Dr. Earl H. Wiman, president of the Tennessee Education Association, praised results of the state Report Card released Friday afternoon. (snip)
“What I see as our overall greatest achievement is our growing ability to use our testing data to help each individual student. After all, for us educators, tests are about diagnoses, not punishments. Chattanoogan
If he really believes this--let's see teacher value added scores too. The system cannot be accurately diagnosed when one of the largest factors impacting its health is kept hidden.

5 comments:

Anonymous said...

And we need the scores faster, too. When the state needs to (Gateway scores that become a part of a high school student's course grade), they can get scores back to us in two weeks; when there is no compelling reason besides that above, it takes months.

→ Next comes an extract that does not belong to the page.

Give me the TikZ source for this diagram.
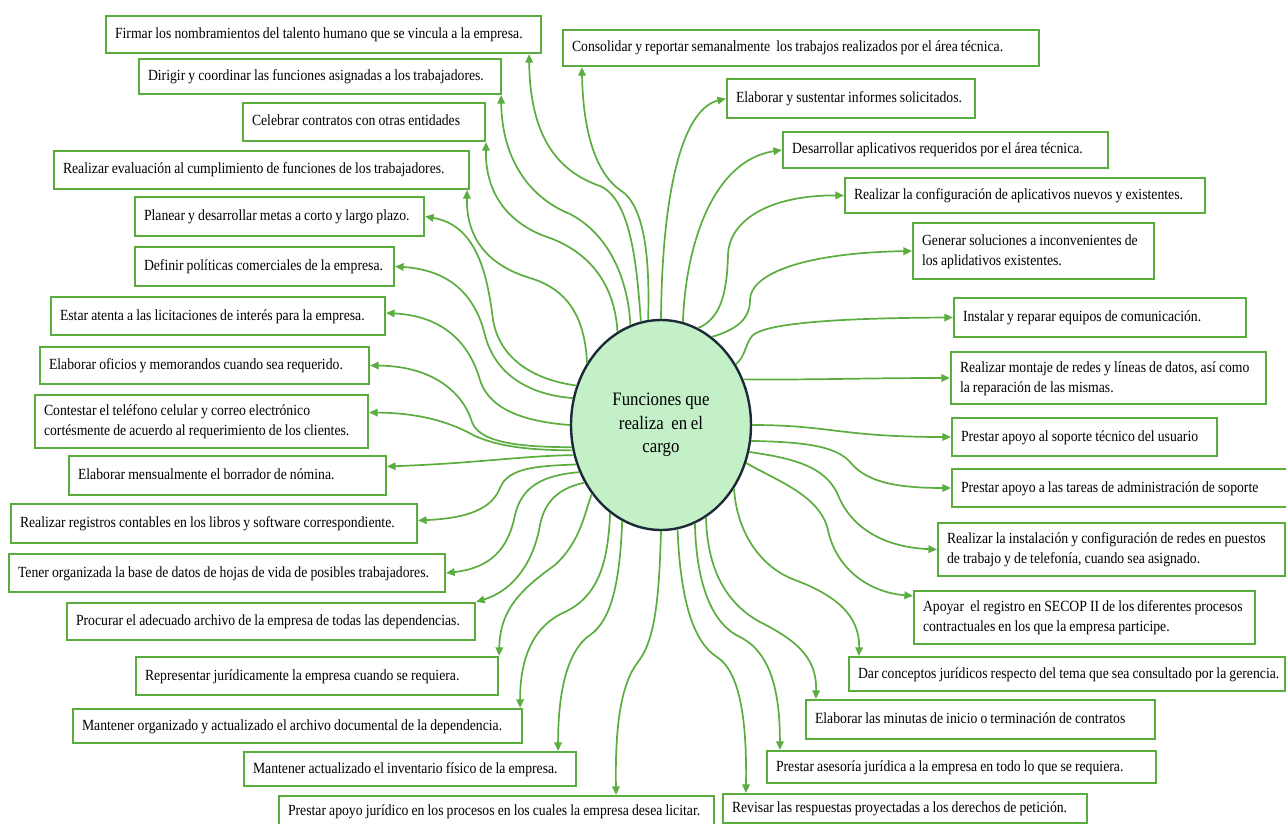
\documentclass[tikz,border=0pt]{standalone}
\usepackage{fontspec}
\setmainfont{Liberation Serif}[FakeStretch=0.885,WordSpace=0.9]
\usetikzlibrary{shapes.geometric,arrows.meta}

\definecolor{boxgreen}{HTML}{58AD3C}
\definecolor{linegreen}{HTML}{5BAD3F}
\definecolor{hubfill}{HTML}{C4F0C8}
\definecolor{hubedge}{HTML}{1B2A38}

\tikzset{
  fbox/.style={draw=boxgreen, line width=2.2pt, fill=white, inner xsep=9pt,
    inner ysep=0pt, text=black,
    font=\fontsize{15.5}{20}\selectfont},
  conn/.style={draw=linegreen, line width=1.7pt,
    -{Triangle[length=8.5pt,width=7.5pt]}},
  hub/.style={ellipse, draw=hubedge, line width=2.4pt, fill=hubfill,
    minimum width=180pt, minimum height=210pt, inner sep=0pt, align=center,
    font=\fontsize{19}{23.5}\selectfont}
}

% task box from its corners (x1,y1) to (x2,y2), y counted downwards;
% the lines are set flush left and never rewrapped
\newcommand\taskbox[6]{%
  \pgfmathsetmacro\fbW{#4-#2}\pgfmathsetmacro\fbH{#5-#3}%
  \pgfmathsetmacro\fbT{#4-#2-18}%
  \pgfmathsetmacro\fbX{(#2+#4)/2}\pgfmathsetmacro\fbY{(#3+#5)/2}%
  \node[fbox, minimum width=\fbW pt, minimum height=\fbH pt]
    (#1) at (\fbX,\fbY)
    {\makebox[\fbT pt][l]{\begin{tabular}{@{}l@{}}#6\end{tabular}}};}

\begin{document}
\begin{tikzpicture}[x=1pt, y=-1pt]
\useasboundingbox (0,0) rectangle (1286,824);
\clip (0,0) rectangle (1286,824);
\fill[white] (0,0) rectangle (1286,824);

% central ellipse
\node[hub] (ctr) at (661,425) {Funciones que\\realiza\ \ en el\\cargo};

% left column
\taskbox{b1}{106}{16}{541}{53}{Firmar los nombramientos del talento humano que se vincula a la empresa.}
\taskbox{b2}{139}{59}{501}{94}{Dirigir y coordinar las funciones asignadas a los trabajadores.}
\taskbox{b3}{243}{103}{485}{141}{Celebrar contratos con otras entidades}
\taskbox{b4}{54}{151}{469}{189}{Realizar evaluación al cumplimiento de funciones de los trabajadores.}
\taskbox{b5}{135}{197}{424}{236}{Planear y desarrollar metas a corto y largo plazo.}
\taskbox{b6}{135}{247}{394}{286}{Definir políticas comerciales de la empresa.}
\taskbox{b7}{51}{297}{385}{335}{Estar atenta a las licitaciones de interés para la empresa.}
\taskbox{b8}{40}{347}{369}{384}{Elaborar oficios y memorandos cuando sea requerido.}
\taskbox{b9}{35}{395}{368}{448}{Contestar el teléfono celular y correo electrónico\\cortésmente de acuerdo al requerimiento de los clientes.}
\taskbox{b10}{69}{456}{386}{495}{Elaborar mensualmente el borrador de nómina.}
\taskbox{b11}{11}{504}{417}{543}{Realizar registros contables en los libros y software correspondiente.}
\taskbox{b12}{9}{554}{445}{592}{Tener organizada la base de datos de hojas de vida de posibles trabajadores.}
\taskbox{b13}{67}{603}{475}{640}{Procurar el adecuado archivo de la empresa de todas las dependencias.}
\taskbox{b14}{136}{657}{498}{695}{Representar jurídicamente la empresa cuando se requiera.}
\taskbox{b15}{73}{709}{522}{743}{Mantener organizado y actualizado el archivo documental de la dependencia.}
\taskbox{b16}{244}{752}{576}{786}{Mantener actualizado el inventario físico de la empresa.}
\taskbox{b17}{279}{796}{714}{827}{Prestar apoyo jurídico en los procesos en los cuales la empresa desea licitar.}

% right column
\taskbox{b18}{563}{30}{1039}{66}{Consolidar y reportar semanalmente\ \ los trabajos realizados por el área técnica.}
\taskbox{b19}{727}{79}{975}{118}{Elaborar y sustentar informes solicitados.}
\taskbox{b20}{783}{132}{1108}{168}{Desarrollar aplicativos requeridos por el área técnica.}
\taskbox{b21}{845}{178}{1205}{213}{Realizar la configuración de aplicativos nuevos y existentes.}
\taskbox{b22}{913}{223}{1154}{279}{Generar soluciones a inconvenientes de\\los aplidativos existentes.}
\taskbox{b23}{954}{298}{1246}{337}{Instalar y reparar equipos de comunicación.}
\taskbox{b24}{951}{352}{1266}{404}{Realizar montaje de redes y líneas de datos, así como\\la reparación de las mismas.}
\taskbox{b25}{952}{418}{1217}{456}{Prestar apoyo al soporte técnico del usuario}
\taskbox{b26}{952}{469}{1295}{507}{Prestar apoyo a las tareas de administración de soporte}
\taskbox{b27}{938}{523}{1285}{576}{Realizar la instalación y configuración de redes en puestos\\de trabajo y de telefonía, cuando sea asignado.}
\taskbox{b28}{914}{591}{1255}{644}{Apoyar\ \ el registro en SECOP II de los diferentes procesos\\contractuales en los que la empresa participe.}
\taskbox{b29}{849}{657}{1285}{691}{Dar conceptos jurídicos respecto del tema que sea consultado por la gerencia.}
\taskbox{b30}{806}{700}{1155}{739}{Elaborar las minutas de inicio o terminación de contratos}
\taskbox{b31}{767}{751}{1156}{783}{Prestar asesoría jurídica a la empresa en todo lo que se requiera.}
\taskbox{b32}{723}{794}{1087}{823}{Revisar las respuestas proyectadas a los derechos de petición.}

% connectors to the left column
\draw[conn] (ctr.101) .. controls (637,270) and (632,200) .. (600,186) .. controls (560,172) and (530,140) .. ([xshift=-13pt]b1.south east);
\draw[conn] (ctr.107) .. controls (628,280) and (610,235) .. (570,214) .. controls (530,198) and (502,160) .. ([xshift=-1pt]b2.south east);
\draw[conn] (ctr.115) .. controls (615,290) and (595,255) .. (550,238) .. controls (510,225) and (485,195) .. (b3.south east);
\draw[conn] (ctr.140) .. controls (585,320) and (570,290) .. (530,278) .. controls (490,266) and (466,240) .. ([xshift=-3pt]b4.south east);
\draw[conn] (ctr.155) .. controls (535,380) and (500,360) .. (493,320) .. controls (487,270) and (475,225) .. (b5.east);
\draw[conn] (ctr.163) .. controls (530,395) and (495,375) .. (485,335) .. controls (475,295) and (450,270) .. (b6.east);
\draw[conn] (ctr.180) .. controls (530,422) and (490,412) .. (480,380) .. controls (470,345) and (445,316) .. ([yshift=3pt]b7.east);
\draw[conn] (ctr.194) .. controls (530,447) and (480,445) .. (472,422) .. controls (462,390) and (430,366) .. (b8.east);
\draw[conn] (ctr.196) .. controls (530,450) and (500,447) .. (475,436) .. controls (450,422) and (420,413) .. ([yshift=9pt]b9.east);
\draw[conn] (ctr.199) .. controls (520,456) and (480,463) .. ([yshift=9pt]b10.east);
\draw[conn] (ctr.205) .. controls (535,466) and (508,468) .. (500,488) .. controls (492,508) and (470,518) .. ([yshift=3pt]b11.east);
\draw[conn] (ctr.210) .. controls (545,475) and (522,485) .. (515,515) .. controls (508,550) and (490,568) .. (b12.east);
\draw[conn] (ctr.217) .. controls (560,488) and (545,500) .. (540,525) .. controls (534,560) and (515,590) .. (b13.north east);
\draw[conn] (ctr.225) .. controls (585,510) and (582,540) .. (555,565) .. controls (520,590) and (500,610) .. (b14.north east);
\draw[conn] (ctr.240) .. controls (608,560) and (600,595) .. (565,612) .. controls (535,625) and (520,655) .. ([xshift=-3pt]b15.north east);
\draw[conn] (ctr.248) .. controls (620,580) and (612,620) .. (590,635) .. controls (568,650) and (558,690) .. ([xshift=-19pt]b16.north east);
\draw[conn] (ctr.270) .. controls (659,600) and (655,640) .. (638,662) .. controls (620,685) and (615,730) .. ([xshift=-99pt]b17.north east);

% connectors to the right column
\draw[conn] (ctr.97) .. controls (650,260) and (645,205) .. (620,190) .. controls (595,172) and (583,130) .. ([xshift=20pt]b18.south west);
\draw[conn] (ctr.90) .. controls (662,200) and (680,110) .. (b19.west);
\draw[conn] (ctr.78) .. controls (686,240) and (715,160) .. (b20.west);
\draw[conn] (ctr.69) .. controls (722,318) and (727,290) .. (728,255) .. controls (729,220) and (770,195) .. (b21.west);
\draw[conn] (ctr.60) .. controls (735,330) and (750,320) .. (750,300) .. controls (750,275) and (800,253) .. (b22.west);
\draw[conn] (ctr.39) .. controls (745,357) and (745,345) .. (752,336) .. controls (765,322) and (850,318) .. (b23.west);
\draw[conn] (ctr.29) .. controls (820,380) and (860,378) .. (b24.west);
\draw[conn] (ctr.0) .. controls (830,425) and (840,437) .. (b25.west);
\draw[conn] (ctr.350) .. controls (800,442) and (835,445) .. (850,462) .. controls (865,480) and (890,488) .. (b26.west);
\draw[conn] (ctr.343) .. controls (790,458) and (825,465) .. (838,495) .. controls (850,525) and (880,547) .. (b27.west);
\draw[conn] (ctr.336) .. controls (775,480) and (820,495) .. (828,530) .. controls (835,565) and (865,592) .. ([yshift=-6pt]b28.north west);
\draw[conn] (ctr.319) .. controls (736,525) and (755,565) .. (795,580) .. controls (835,595) and (860,615) .. ([xshift=11pt]b29.north west);
\draw[conn] (ctr.296) .. controls (707,560) and (720,600) .. (760,622) .. controls (800,642) and (817,660) .. ([xshift=11pt]b30.north west);
\draw[conn] (ctr.289) .. controls (696,575) and (708,622) .. (740,637) .. controls (770,652) and (780,690) .. ([xshift=14pt]b31.north west);
\draw[conn] (ctr.279) .. controls (680,590) and (690,640) .. (717,657) .. controls (740,672) and (747,720) .. ([xshift=24pt]b32.north west);
\end{tikzpicture}
\end{document}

Further, we in Metro don't have good enough access to previous years' scores. There's a place in the Chancery system for it, but I've yet to see them loaded in. We can go to guidance and ask for each and every score to be looked up and xeroxed, but in today's high tech world, it shouldn't be that cumbersome.

I hope I'm wrong, but something doesn't seem quite right about the change in graduation rates at a few of the schools. Was the state formula changed at all?

Anonymous said...

Tom -- I thought the state formula was changed to include those students with IEPs that said they needed five years to graduate. Sandy Johnson said that is not the case. The place to check is the state workbookds that were approved in June 2004 for the 2004-2005 school year and June 2005 for the 2005-2006 school year.

Hope this helps -- a little

Cappuccino Soul said...

Where can we find the results (school breakddown) of the Metro report card? Has that been published yet?

Kay Brooks said...

DOE Report Card web site

Use the drop down menus to find Davidson County.

Part I is a basic demographic overview and statistics.

Part II is Student Academic Achievement in Math, Reading, Social Studies and Science.

Part III is TVAAS (Value Added) Have the children learned a year's worth of Math, Reading, Social Studies and Science or not at that school?

Part IV Did the school make Adequate Yearly Progress (AYP)?

Kay Brooks said...

There's something in the back of my brain that says the way graduation was measured changed also. I'll have to check into that. No time today though.